Toujours est-il que Florian Lorimier, comme tout le monde, est impressionné par la faculté de récupération de sa nouvelle protégée qui rivalise, onze mois après sa blessure, avec les meilleures skieuses de la planète. « Qu’elle soit capable de faire le pas en Coupe du monde, on s’y attendait, même cette saison, mais je suis surpris par le timing. On est tôt par rapport à un retour de blessure. »
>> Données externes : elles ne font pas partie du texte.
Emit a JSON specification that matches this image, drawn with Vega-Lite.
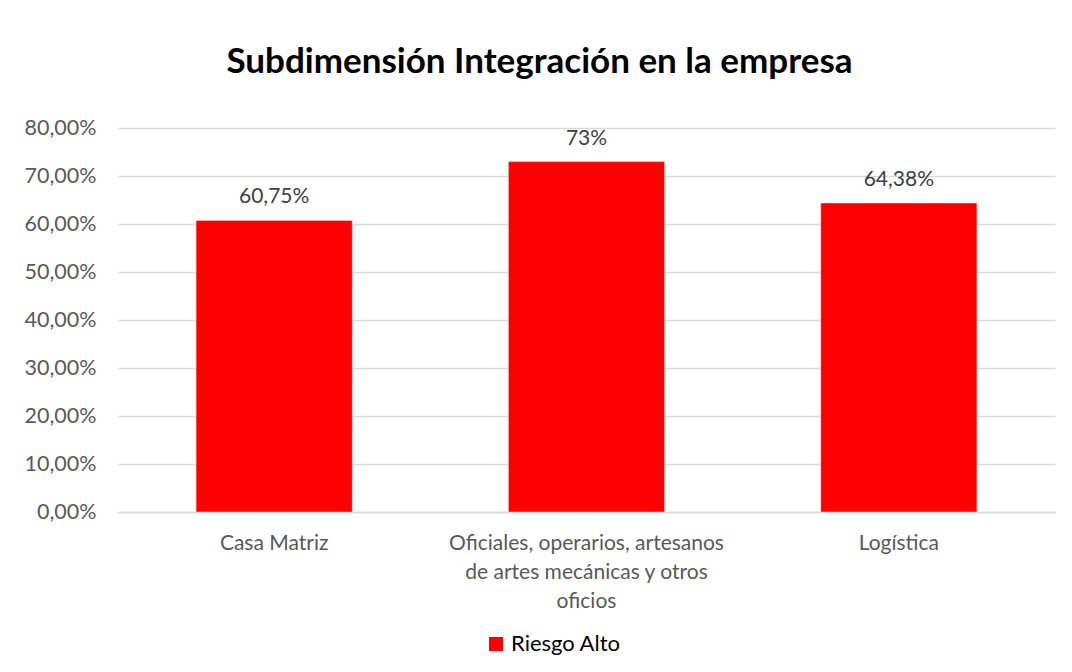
{
  "$schema": "https://vega.github.io/schema/vega-lite/v6.json",
  "width": 937,
  "height": 384,
  "autosize": {"type": "none"},
  "padding": {"left": 118, "top": 128, "right": 17, "bottom": 160},
  "background": "white",
  "title": {
    "text": "Subdimensión Integración en la empresa",
    "font": "Lato",
    "fontSize": 35,
    "fontWeight": "bold",
    "color": "#000000",
    "anchor": "middle",
    "frame": "bounds",
    "offset": 37
  },
  "data": {
    "values": [
      {"categoria": "Casa Matriz", "valor": 0.6075, "etiqueta": "60,75%", "serie": "Riesgo Alto"},
      {"categoria": "Oficiales, operarios, artesanos de artes mecánicas y otros oficios", "valor": 0.73, "etiqueta": "73%", "serie": "Riesgo Alto"},
      {"categoria": "Logística", "valor": 0.6438, "etiqueta": "64,38%", "serie": "Riesgo Alto"}
    ]
  },
  "config": {
    "view": {"stroke": null},
    "font": "Lato"
  },
  "encoding": {
    "x": {
      "field": "categoria",
      "type": "nominal",
      "sort": null,
      "title": null,
      "scale": {"paddingInner": 0.5, "paddingOuter": 0.25},
      "axis": {
        "labelAngle": 0,
        "labelFont": "Lato",
        "labelFontSize": 21,
        "labelColor": "#595959",
        "labelPadding": 20,
        "labelLineHeight": 29,
        "labelLimit": 400,
        "ticks": false,
        "domainColor": "#d9d9d9",
        "domainWidth": 1.5,
        "labelExpr": "datum.value == 'Oficiales, operarios, artesanos de artes mecánicas y otros oficios' ? ['Oficiales, operarios, artesanos', 'de artes mecánicas y otros', 'oficios'] : datum.value"
      }
    },
    "y": {
      "field": "valor",
      "type": "quantitative",
      "title": null,
      "scale": {"domain": [0, 0.8], "nice": false},
      "axis": {
        "values": [0, 0.1, 0.2, 0.3, 0.4, 0.5, 0.6, 0.7, 0.8],
        "labelExpr": "replace(format(datum.value, '.2%'), '.', ',')",
        "labelFont": "Lato",
        "labelFontSize": 21.5,
        "labelColor": "#595959",
        "labelPadding": 22,
        "ticks": false,
        "domain": false,
        "gridColor": "#d9d9d9",
        "gridWidth": 1.5
      }
    }
  },
  "layer": [
    {
      "mark": {"type": "bar", "stroke": "#e6e6e6", "strokeWidth": 0.5},
      "encoding": {
        "color": {
          "field": "serie",
          "type": "nominal",
          "title": null,
          "scale": {"range": ["#ff0000"]},
          "legend": {
            "orient": "none",
            "legendX": 367,
            "legendY": 505,
            "direction": "horizontal",
            "symbolType": "square",
            "symbolSize": 196,
            "symbolStrokeWidth": 0,
            "labelFont": "Lato",
            "labelFontSize": 22,
            "labelColor": "#000000",
            "labelOffset": 4
          }
        }
      }
    },
    {
      "mark": {"type": "text", "baseline": "bottom", "dy": -13, "font": "Lato", "fontSize": 21, "color": "#404040"},
      "encoding": {"text": {"field": "etiqueta"}}
    }
  ]
}
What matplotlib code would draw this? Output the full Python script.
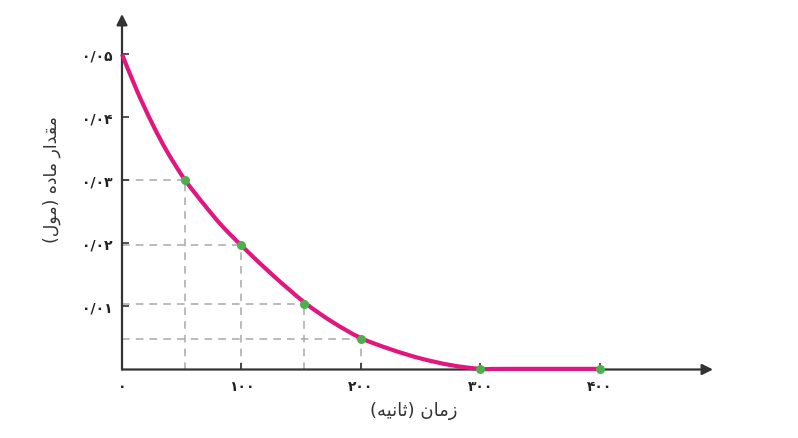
import matplotlib.pyplot as plt
from matplotlib.path import Path
from matplotlib.patches import PathPatch

# curve (time in s, amount in mol)
curve_t = [0, 12.6, 25.1, 37.7, 52.7, 69.5, 83.7, 100.4, 125.5, 153.1, 176.6, 200,
           225.1, 250.2, 275.3, 300, 320, 400]
curve_n = [0.05, 0.0442, 0.0391, 0.0346, 0.0301, 0.0260, 0.0228, 0.0196, 0.0151,
           0.0106, 0.0075, 0.0050, 0.0032, 0.00175, 0.0007, 0.0001, 0.0001, 0.0001]

# marked points
pt_t = [53, 100, 152.5, 200, 300, 400]
pt_n = [0.030, 0.0198, 0.0104, 0.0048, 0.0001, 0.0001]

# ticks
xticks = [0, 100, 200, 300, 400]
xtick_labels = ['۰', '۱۰۰', '۲۰۰', '۳۰۰', '۴۰۰']
yticks = [0.01, 0.02, 0.03, 0.04, 0.05]
ytick_labels = ['۰/۰۱', '۰/۰۲', '۰/۰۳', '۰/۰۴', '۰/۰۵']

# axis titles, already shaped and in visual order (matplotlib does no RTL shaping)
xlabel = '(\uFEEA\uFBFF\uFEE7\uFE8E\uFE9B) \uFEE5\uFE8E\uFEE3\uFEAF'   # زمان (ثانیه)
ylabel = ('(\uFEDD\uFEEE\uFEE3) \uFEE9\uFEA9\uFE8E\uFEE3 '
          '\uFEAD\uFE8D\uFEAA\uFED8\uFEE3')                          # مقدار ماده (مول)

xmax = 495
ymax = 0.0564
axis_col = '#333333'
magenta = '#e1167f'
green = '#4db04f'
dash_col = '#a8a8a8'


def smooth_path(xs, ys):
    # Catmull-Rom spline through the read points, drawn as cubic Bezier segments
    pts = list(zip(xs, ys))
    verts = [pts[0]]
    codes = [Path.MOVETO]
    n = len(pts)
    for i in range(n - 1):
        p0 = pts[i - 1] if i > 0 else pts[i]
        p1 = pts[i]
        p2 = pts[i + 1]
        p3 = pts[i + 2] if i + 2 < n else pts[i + 1]
        c1 = (p1[0] + (p2[0] - p0[0]) / 6, p1[1] + (p2[1] - p0[1]) / 6)
        c2 = (p2[0] - (p3[0] - p1[0]) / 6, p2[1] - (p3[1] - p1[1]) / 6)
        verts += [c1, c2, p2]
        codes += [Path.CURVE4] * 3
    return Path(verts, codes)


fig = plt.figure(figsize=(7.98, 4.39), dpi=100)
ax = fig.add_axes([122 / 798, 68.5 / 439, (713 - 122) / 798, (370.5 - 15) / 439])
ax.set_xlim(0, xmax)
ax.set_ylim(0, ymax)
for s in ax.spines.values():
    s.set_visible(False)

# dashed guide lines
for t, n in zip(pt_t[:4], pt_n[:4]):
    ax.plot([0, t], [n, n], color=dash_col, lw=1.1, ls=(0, (5, 4)), zorder=1)
    ax.plot([t, t], [0, n], color=dash_col, lw=1.1, ls=(0, (5, 4)), zorder=1)

# axes with arrow heads
arrow = dict(arrowstyle='-|>', color=axis_col, lw=1.6, mutation_scale=16,
             shrinkA=0, shrinkB=0)
ax.annotate('', xy=(xmax, 0), xytext=(0, 0), arrowprops=arrow, annotation_clip=False)
ax.annotate('', xy=(0, ymax), xytext=(0, 0), arrowprops=arrow, annotation_clip=False)

ax.add_patch(PathPatch(smooth_path(curve_t, curve_n), fill=False, edgecolor=magenta,
                       lw=3, joinstyle='round', capstyle='butt', zorder=3, clip_on=False))
ax.plot(pt_t, pt_n, 'o', color=green, ms=6.5, mec='none', zorder=4, clip_on=False)

ax.set_xticks(xticks)
ax.set_xticklabels(xtick_labels)
ax.set_yticks(yticks)
ax.set_yticklabels(ytick_labels)
ax.tick_params(axis='both', direction='in', length=5, width=1.2, color=axis_col,
               labelsize=10, labelcolor='#222222')
ax.tick_params(axis='x', pad=7)
ax.tick_params(axis='y', pad=7)
for lab in ax.get_xticklabels() + ax.get_yticklabels():
    lab.set_fontweight('bold')

fig.text(414 / 798, 1 - 411 / 439, xlabel, ha='center', va='center',
         fontsize=13, color='#333333')
fig.text(52 / 798, 1 - 180 / 439, ylabel, ha='center', va='center',
         rotation=90, fontsize=12.5, color='#333333')

fig.savefig('out.png', dpi=100)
Avec Malorie Blanc, le Neuchâtelois avoue avoir été confronté à « la réathlétisation la plus facile » de sa carrière d’entraîneur. « Dès fin octobre, début novembre, Malorie pouvait faire de vrais entraînements. Mais elle n’a pas brûlé les étapes non plus, on s’est à chaque fois fixé des objectifs intermédiaires qui ont permis une progression linéaire. Au final, en concertation avec les coaches, la décision de son retour sur les skis et de sa participation aux différentes courses du début de saison me revenait. »

Poursuivre en Coupe du monde

Son retour aussi rapide que brillant a ainsi modifié le programme pré-établi de Malorie Blanc. Si elle devait dans un premier temps retourner en Coupe d’Europe après les épreuves de vitesse de Cortina d’Ampezzo ce week-end, elle restera finalement sur le circuit de Coupe du monde la semaine prochaine à Garmisch-Partenkirchen, avant de prendre la direction des Championnats du monde. Et à Saalbach, comme à Sankt Anton et à Flachau, Malorie Blanc et Camille Rast sont prêtes à briller encore de mille feux. L’Autriche leur va si bien.